Re: 答复: 答复: [PATCH] mm: Add RWH_RMAP_EXCLUDE flag to exclude files from rmap sharing

From: Mateusz Guzik

Date: Fri Apr 24 2026 - 02:20:22 EST

On Fri, Apr 24, 2026 at 5:20 AM Matthew Wilcox <willy@xxxxxxxxxxxxx> wrote:
>
> On Fri, Apr 24, 2026 at 01:08:35AM +0000, Yibin Liu wrote:
> > On an Intel Emerald Rapids server (112 cores), run the execl benchmark from
> > UnixBench with the command: ./Run -c 220 execl
> > Then perf top shows:
> >
> > 91.53% [kernel] [k] osq_lock
> > 0.50% [kernel] [k] rwsem_spin_on_owner
>
> OK, but does this represent a realistic workload? It's pretty easy to
> construct workloads that hammer on particular locks; the question is
> whether it's a relevant performance bottleneck that customers care about.

This is a genuine problem when doing large-scale package building.
I'll say upfront I have extensive experience with this crap on
FreeBSD, I did not run it on Linux myself, but bear with me here --
while FreeBSD is in doubt a less scalable kernel, Linux demonstrated
to be suffering from the same problems.

Say you have a box with a core count of 100 and get it to work
building up to 100 packages at a time. Further, even if you use some
form of separation from file-system standpoint on userspace level, you
still want to share the common binaries to reduce memory + cache
footprint so you at least --bind them.
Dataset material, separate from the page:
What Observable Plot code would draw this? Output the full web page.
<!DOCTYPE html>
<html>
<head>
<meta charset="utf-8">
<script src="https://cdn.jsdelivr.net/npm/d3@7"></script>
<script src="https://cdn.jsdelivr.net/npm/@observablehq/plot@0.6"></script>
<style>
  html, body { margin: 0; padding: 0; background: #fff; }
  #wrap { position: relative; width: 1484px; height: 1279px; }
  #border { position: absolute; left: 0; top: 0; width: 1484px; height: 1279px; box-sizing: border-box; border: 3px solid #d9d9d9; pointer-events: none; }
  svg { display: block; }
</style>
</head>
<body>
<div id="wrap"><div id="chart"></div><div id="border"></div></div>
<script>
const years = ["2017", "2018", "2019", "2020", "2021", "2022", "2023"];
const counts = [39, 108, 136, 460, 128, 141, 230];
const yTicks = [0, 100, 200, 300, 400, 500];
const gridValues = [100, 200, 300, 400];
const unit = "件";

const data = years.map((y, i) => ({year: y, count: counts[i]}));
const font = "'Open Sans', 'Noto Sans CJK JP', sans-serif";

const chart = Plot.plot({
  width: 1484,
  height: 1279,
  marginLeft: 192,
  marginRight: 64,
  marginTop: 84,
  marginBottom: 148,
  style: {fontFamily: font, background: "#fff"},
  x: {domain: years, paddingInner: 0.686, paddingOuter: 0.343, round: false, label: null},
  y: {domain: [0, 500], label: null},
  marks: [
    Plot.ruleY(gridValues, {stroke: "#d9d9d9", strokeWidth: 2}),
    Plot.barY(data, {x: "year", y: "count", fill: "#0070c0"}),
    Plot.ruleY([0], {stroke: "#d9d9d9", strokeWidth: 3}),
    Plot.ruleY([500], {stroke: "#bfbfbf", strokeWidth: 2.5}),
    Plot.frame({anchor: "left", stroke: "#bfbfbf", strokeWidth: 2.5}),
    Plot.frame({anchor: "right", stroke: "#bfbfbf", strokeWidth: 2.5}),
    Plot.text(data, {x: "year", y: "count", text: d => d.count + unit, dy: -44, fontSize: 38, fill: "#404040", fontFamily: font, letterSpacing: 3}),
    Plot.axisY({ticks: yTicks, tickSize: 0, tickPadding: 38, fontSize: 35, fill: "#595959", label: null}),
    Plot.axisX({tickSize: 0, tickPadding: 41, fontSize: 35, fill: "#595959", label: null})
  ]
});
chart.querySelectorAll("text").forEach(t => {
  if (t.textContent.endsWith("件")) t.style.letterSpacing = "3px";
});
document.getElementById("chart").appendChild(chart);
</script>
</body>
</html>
Then you are susceptible to
contention issues at least on paper.

Granted, building a pig like chromium scales great because it is
written in c++ and almost all of the time is spent in userspace, with
forks and execs of the compiler highly spread out in time, in turn
putting very little pressure on the locks.
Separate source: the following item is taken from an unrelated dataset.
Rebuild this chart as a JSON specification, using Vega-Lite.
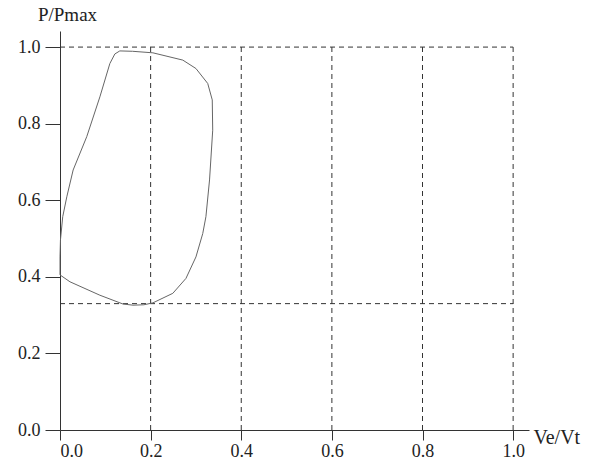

However, vast majority of packages is very tiny in comparison
(literally a few .c files) and this is where things go south as they
engage in exec frenzy, looking like a borderline microbenchmark. The
primary culprit is configure scripts, issuing an idiotic number of
back-to-back execs of short-lived processes (notably sed, but also
grep, rm and others). There is a lot of evil in makefiles as well.
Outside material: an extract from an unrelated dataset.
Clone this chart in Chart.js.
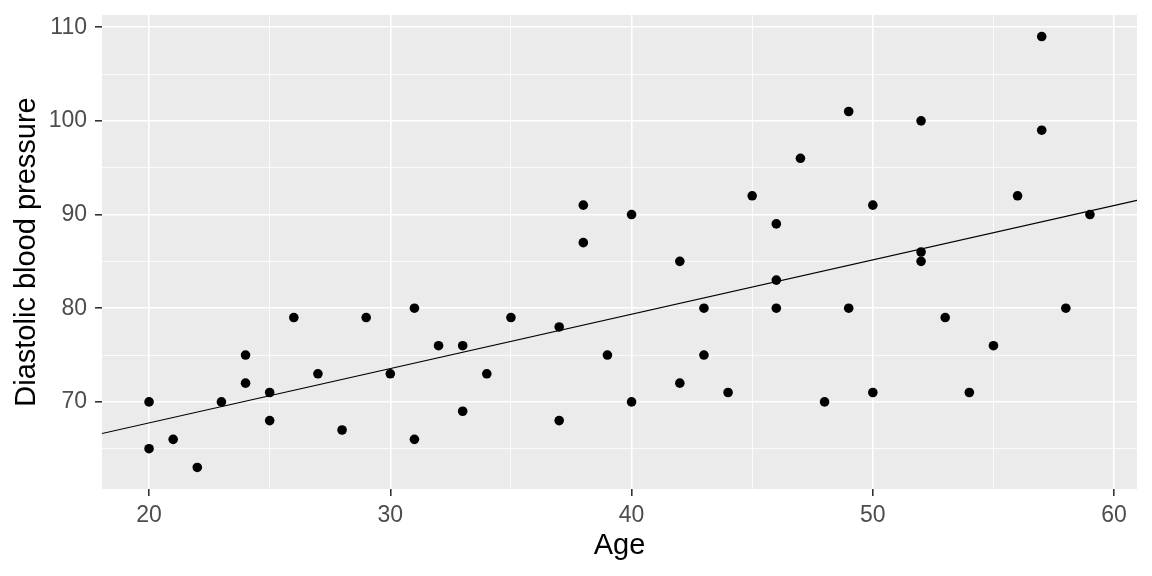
<!DOCTYPE html>
<html>
<head>
<meta charset="utf-8">
<script src="https://cdn.jsdelivr.net/npm/chart.js@4/dist/chart.umd.min.js"></script>
<style>
  html, body { margin: 0; padding: 0; background: #ffffff; }
  #wrap { width: 1152px; height: 576px; }
</style>
</head>
<body>
<div id="wrap"><canvas id="c" width="1152" height="576"></canvas></div>
<script>
// Data (Age vs diastolic blood pressure)
const ages = [20,20,21,22,23,24,24,25,25,26,27,28,29,30,31,31,32,33,33,34,35,37,37,38,38,39,40,40,42,42,43,43,44,45,46,46,46,47,48,49,49,50,50,52,52,52,53,54,55,56,57,57,58,59];
const dbp  = [70,65,66,63,70,75,72,71,68,79,73,67,79,73,80,66,76,76,69,73,79,78,68,91,87,75,90,70,85,72,80,75,71,92,89,83,80,96,70,101,80,91,71,100,86,85,79,71,76,92,109,99,80,90];
const xTickLabels = ['20','30','40','50','60'];
const yTickLabels = ['70','80','90','100','110'];
const xTitle = 'Age';
const yTitle = 'Diastolic blood pressure';

// ggplot-style 5% expansion of the data range
function expand(arr) {
  const lo = Math.min(...arr), hi = Math.max(...arr);
  const d = (hi - lo) * 0.05;
  return [lo - d, hi + d];
}
const [xMin, xMax] = expand(ages);
const [yMin, yMax] = expand(dbp);

// least-squares fit (geom_smooth(method = "lm", se = FALSE))
const n = ages.length;
const mx = ages.reduce((a, b) => a + b, 0) / n;
const my = dbp.reduce((a, b) => a + b, 0) / n;
let sxy = 0, sxx = 0;
for (let i = 0; i < n; i++) { sxy += (ages[i] - mx) * (dbp[i] - my); sxx += (ages[i] - mx) ** 2; }
const slope = sxy / sxx;
const intercept = my - slope * mx;
const fitLine = [xMin, xMax].map(x => ({ x: x, y: intercept + slope * x }));
const points = ages.map((a, i) => ({ x: a, y: dbp[i] }));

const panelBg = {
  id: 'panelBg',
  beforeDraw(chart) {
    const { ctx, chartArea: a } = chart;
    ctx.save();
    ctx.fillStyle = '#EBEBEB';
    ctx.fillRect(a.left, a.top, a.right - a.left, a.bottom - a.top);
    ctx.restore();
  }
};

const isMajor = v => Math.abs(v % 10) < 1e-6;
const FONT = "'Liberation Sans', Arial, sans-serif";

new Chart(document.getElementById('c'), {
  type: 'scatter',
  data: {
    datasets: [
      {
        data: fitLine,
        showLine: true,
        borderColor: '#000000',
        borderWidth: 1.1,
        pointRadius: 0,
        fill: false
      },
      {
        data: points,
        backgroundColor: '#000000',
        borderColor: '#000000',
        borderWidth: 0,
        pointRadius: 4.8
      }
    ]
  },
  options: {
    responsive: false,
    animation: false,
    devicePixelRatio: 1,
    events: [],
    layout: { padding: { left: 0, top: 15, right: 15, bottom: 0 } },
    plugins: { legend: { display: false }, tooltip: { enabled: false } },
    scales: {
      x: {
        type: 'linear',
        min: xMin,
        max: xMax,
        afterFit(s) { s.height = 87; s.paddingLeft = 0; s.paddingRight = 0; },
        border: { display: false },
        grid: {
          color: '#FFFFFF',
          lineWidth: c => isMajor(c.tick.value) ? 1.6 : 0.8,
          tickColor: c => isMajor(c.tick.value) ? '#333333' : 'rgba(0,0,0,0)',
          tickWidth: 1.6,
          tickLength: 7,
          drawTicks: true
        },
        ticks: {
          stepSize: 5,
          includeBounds: false,
          autoSkip: false,
          maxRotation: 0,
          padding: 6,
          color: '#4D4D4D',
          font: { family: FONT, size: 23 },
          callback: v => (isMajor(v) && xTickLabels.includes(String(v))) ? String(v) : ''
        },
        title: {
          display: true,
          text: xTitle,
          color: '#000000',
          font: { family: FONT, size: 29 },
          padding: { top: 0, bottom: 13 }
        }
      },
      y: {
        type: 'linear',
        min: yMin,
        max: yMax,
        afterFit(s) { s.width = 102; s.paddingTop = 0; s.paddingBottom = 0; },
        border: { display: false },
        grid: {
          color: '#FFFFFF',
          lineWidth: c => isMajor(c.tick.value) ? 1.6 : 0.8,
          tickColor: c => isMajor(c.tick.value) ? '#333333' : 'rgba(0,0,0,0)',
          tickWidth: 1.6,
          tickLength: 7,
          drawTicks: true
        },
        ticks: {
          stepSize: 5,
          includeBounds: false,
          autoSkip: false,
          padding: 8,
          color: '#4D4D4D',
          font: { family: FONT, size: 23 },
          callback: v => (isMajor(v) && yTickLabels.includes(String(v))) ? String(v) : ''
        },
        title: {
          display: true,
          text: yTitle,
          color: '#000000',
          font: { family: FONT, size: 29 },
          padding: { top: 10, bottom: 0 }
        }
      }
    }
  },
  plugins: [panelBg]
});
</script>
</body>
</html>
I don't have numbers handy, but in case of the FreeBSD ports tree we
are talking about over 10 000 ports which on their own take few
seconds to build. Since these are largely single-threaded, if you have
package-building machinery which can saturate the box, you easily end
up with parallel builds matching your core count. And when they engage
in exec-frenzy for the duration, you may as well be microbenchmarking
it.

A sufficiently pessimized workload is indistinguishable from a
microbenchmark and this here is an example of one.

iow this is a real problem, but I don't have specific numbers for Linux.